Scientists have been unable to find any signs of life on Venus despite claims the planet's dense atmosphere could house living organisms.
Sulphur in the clouds of the second planet from the Sun was thought to be able to support life and act as a potential food source.
But the unusual behaviour of the sulphur in Venus’ atmosphere - which suddenly disappears in the outer layers - cannot be explained by an ‘aerial’ form of extra-terrestrial life, according to a new study.
Researchers tested the ‘life in the clouds’ hypothesis, which astronomers have speculated about for decades, and found life cannot explain the make-up of the Venusian atmosphere and why sulphur is 'sucked out' of the air.
Any life form in sufficient abundance is expected to leave chemical fingerprints on a planet’s atmosphere as it consumes food and expels waste.
But the scientists at the University of Cambridge found no evidence of sulphur-eating life hiding in the clouds of Venus.
Scientific models looked at a particular feature of the Venusian atmosphere – the abundance of sulphur dioxide (SO2).
On Venus - the brightest natural object in Earth's night sky after the Moon - there are high levels of SO2 lower in the clouds, but it somehow gets ‘sucked out’ of the atmosphere at higher altitudes, scientists said.
On Earth, most SO2 in the atmosphere comes from volcanic emissions.
Dr. Oliver Shorttle from Cambridge’s Department of Earth Sciences and Institute of Astronomy and a co-author of the study said: “If life is present, it must be affecting the atmospheric chemistry.

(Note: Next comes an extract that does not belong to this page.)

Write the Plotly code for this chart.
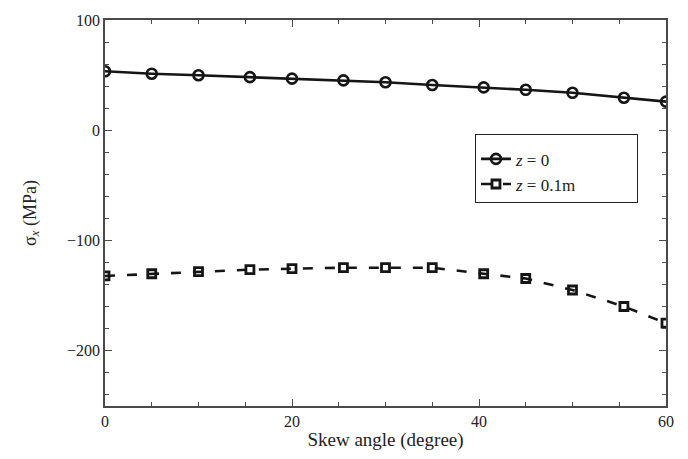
import plotly.graph_objects as go

# Skew angle (degree)
skew_angle = [0, 5, 10, 15.5, 20, 25.5, 30, 35, 40.5, 45, 50, 55.5, 60]

# sigma_x (MPa) at z = 0
sigma_z0 = [53.5, 51.3, 49.9, 48.2, 46.8, 45.3, 43.5, 41.0, 38.9, 36.7, 34.0, 29.5, 26.0]

# sigma_x (MPa) at z = 0.1 m
sigma_z01 = [-132.1, -130.1, -128.1, -126.4, -125.5, -124.6, -124.6, -124.6,
             -130.1, -134.4, -144.8, -159.8, -174.9]

series_names = ["<i>z</i> = 0", "<i>z</i> = 0.1m"]

INK = "#151515"
AXIS = "#4a4a4a"
FONT = "Liberation Serif, Times New Roman, serif"

# trailing non-breaking spaces widen the legend box
PAD = "&nbsp;" * 13

fig = go.Figure()

fig.add_trace(go.Scatter(
    x=skew_angle, y=sigma_z0, name=series_names[0],
    mode="lines+markers",
    line=dict(color=INK, width=2.6),
    marker=dict(symbol="circle-open", size=10, color=INK, line=dict(width=2.6)),
))

fig.add_trace(go.Scatter(
    x=skew_angle, y=sigma_z01, name=series_names[1] + PAD,
    mode="lines+markers",
    line=dict(color=INK, width=2.6, dash="10px,12px"),
    marker=dict(symbol="square-open", size=8, color=INK, line=dict(width=2.8)),
))

axis_common = dict(
    showline=True, linecolor=AXIS, mirror="ticks",
    ticks="inside", tickcolor=AXIS, ticklen=7, tickwidth=1.2,
    showgrid=False, zeroline=False,
    tickfont=dict(family=FONT, size=16, color="#222"),
)

fig.update_xaxes(
    range=[0, 60], tick0=0, dtick=20, linewidth=2,
    minor=dict(dtick=5, ticks="inside", ticklen=4, tickcolor=AXIS, showgrid=False),
    title=dict(text="Skew angle (degree)", font=dict(family=FONT, size=19, color="#222"),
               standoff=3),
    **axis_common,
)

fig.update_yaxes(
    range=[-250, 100], tick0=0, dtick=100, linewidth=1.5,
    minor=dict(dtick=20, ticks="inside", ticklen=4, tickcolor=AXIS, showgrid=False),
    title=dict(text="σ<sub><i>x</i></sub> (MPa)", font=dict(family=FONT, size=18, color="#222"),
               standoff=26),
    **axis_common,
)

fig.update_layout(
    width=688, height=459,
    margin=dict(l=105, r=22, t=15, b=43),
    paper_bgcolor="white", plot_bgcolor="white",
    font=dict(family=FONT, color="#222"),
    legend=dict(
        x=0.6595, y=0.705, xanchor="left", yanchor="top",
        bgcolor="white", bordercolor="#222", borderwidth=1,
        font=dict(family=FONT, size=17, color="#222"),
        tracegroupgap=0,
        title=dict(text="&nbsp;", font=dict(family=FONT, size=5)),
    ),
)

fig.write_html("out.html")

“Could life be the reason that SO2 levels on Venus get reduced so much?”
Researchers used a combination of atmospheric and biochemical models to study the chemical reactions expected to occur, given the known sources of chemical energy in Venus’s atmosphere.
The models included a list of metabolic reactions that the life forms would carry out in order to get their ‘food’, and the waste by-products.
Scientists ran the model to see if the reduction in SO2 levels could be explained by these metabolic reactions.
They found that the reactions can result in a drop in SO2 levels, but only by producing other molecules in very large amounts that are not seen.
The results set a hard limit on how much life could exist on Venus without blowing apart our understanding of how chemical reactions work in planetary atmospheres.
Sean Jordan from Cambridge’s Institute of Astronomy, the paper’s first author, said: “We looked at the sulphur-based ‘food’ available in the Venusian atmosphere – it’s not anything you or I would want to eat, but it is the main available energy source.
“If that food is being consumed by life, we should see evidence of that through specific chemicals being lost and gained in the atmosphere.
“If life was responsible for the SO2 levels we see on Venus, it would also break everything we know about Venus’s atmospheric chemistry.
“We wanted life to be a potential explanation, but when we ran the models, it isn’t a viable solution.
“But if life isn’t responsible for what we see on Venus, it’s still a problem to be solved – there’s lots of strange chemistry to follow up on.”
Although there’s no evidence of sulphur-eating life hiding in the clouds of Venus, the researchers said their method of analysing atmospheric signatures will be valuable when The James Webb Space Telescope (JWST) - the successor to the Hubble Telescope - begins returning images of other planetary systems later this year.
Some of the sulphur molecules in the current study are easy to see with JWST, so learning more about the chemical behaviour of our next-door neighbour could help scientists figure out similar planets across the galaxy.
Dr. Shorttle said: “To understand why some planets are alive, we need to understand why other planets are dead.
“If life somehow managed to sneak into the Venusian clouds, it would totally change how we search for chemical signs of life on other planets.”
Even if Venus is devoid of life, the researchers said their results could be useful for studying the atmospheres of similar planets throughout the galaxy, and the eventual detection of life outside our solar system.
Dr. Paul Rimmer from Cambridge’s Department of Earth Sciences and Cavendish Laboratory as well as a co-author of the study, said: “We’ve spent the past two years trying to explain the weird sulphur chemistry we see in the clouds of Venus.
“Life is pretty good at weird chemistry, so we’ve been studying whether there’s a way to make life a potential explanation for what we see.
“Even if ‘our’ Venus is dead, it’s possible that Venus-like planets in other systems could host life.
“We can take what we’ve learned here and apply it to exoplanetary systems – this is just the beginning.”